Wer rastet, der rostet
Die politische Arbeit ruht derweil nicht. Trotz der Annahme des Klimaschutzgesetzes wäre es nun falsch zu behaupten, dass man sich nun zurücklehnen und entspannen könnte. Es werden weiterhin Demonstrationen durchgeführt und Initiativen lanciert. Bereits am 30. September findet die nächste nationale Demonstration für das Klima in Bern statt. Zudem präsentierten die Grünen am 26. August eine Initiative mit dem Titel «Solar-Initiative». Das Ziel ist es, die Energiewende so schnell wie möglich voranzutreiben.
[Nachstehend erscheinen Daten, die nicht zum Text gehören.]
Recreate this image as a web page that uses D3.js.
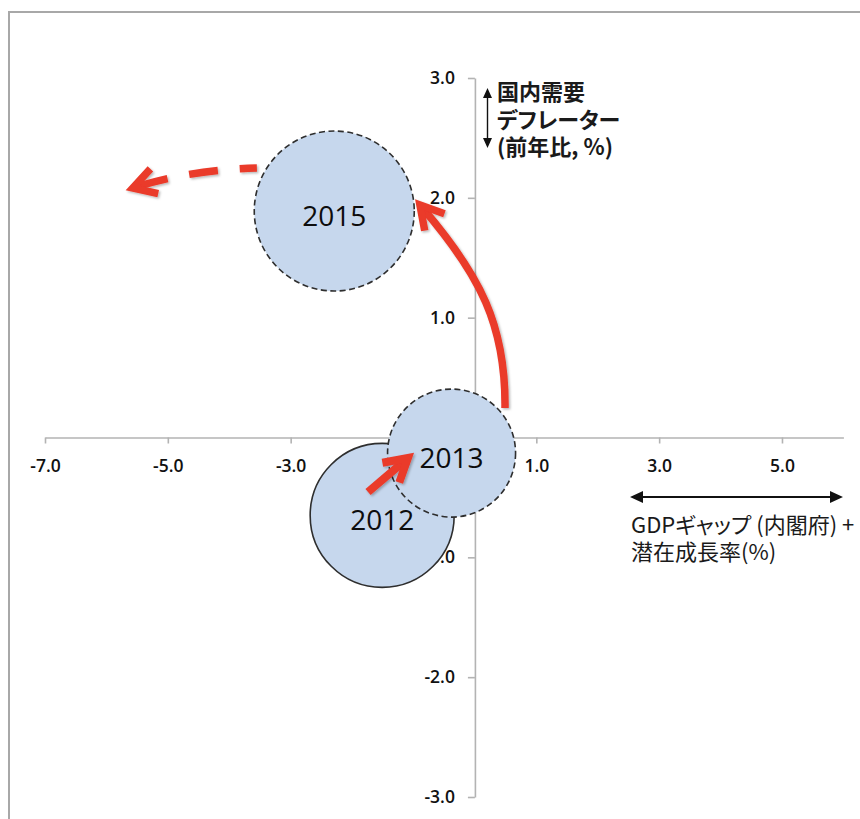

Denn je länger die Schweiz zuwartet, desto teurer werden die Folgen des Klimawandels. Laut OECD sind es wirtschaftlich gesehen ganze zehn Prozent des Bruttoinlandprodukts, welches eingebüsst wird, wenn man nicht schnell handelt. Die Solar-Initiative selbst soll die Verfahren für den Bau von Solaranlagen auf Dächern und Fassaden beschleunigen. Als Hauptargument dient hier die Rechnung, dass, wenn alle Dächer und Fassaden in der Schweiz bebaut wären, der Solarstrom den Strombedarf der Schweiz decken könnte. Derzeit nutzt die Schweiz gerade mal sieben Prozent des Potenzials aus der Solarenergie. Auch der Bau von Solaranlagen und Windrädern in den Alpen ist ein Punkt, über den kein abschliessender Entscheid gefällt wurde. Laut dem VSE sollen diese Anlagen vor allem die Stromversorgung im Winter ergänzen. Zusätzlich soll auf grünen Wasserstoff aus Europa gesetzt werden, um die Energiesicherheit im Winter zu garantieren. So kann auf den Import von Erdgas oder Öl verzichtet werden. Dies führe zu mehr Preisstabilität für die Endnutzenden. Gleichzeitig wird die Planung des Haushaltsbudgets um einiges einfacher – ein Vorteil für alle. Die Grundlage für die Entstehung einer vollständigen Kreislaufwirtschaft und einer nachhaltigen Energieversorgung wird somit in den nächsten Jahren Thema bleiben. Es konnten jedoch schon einige grosse Fragen geklärt werden.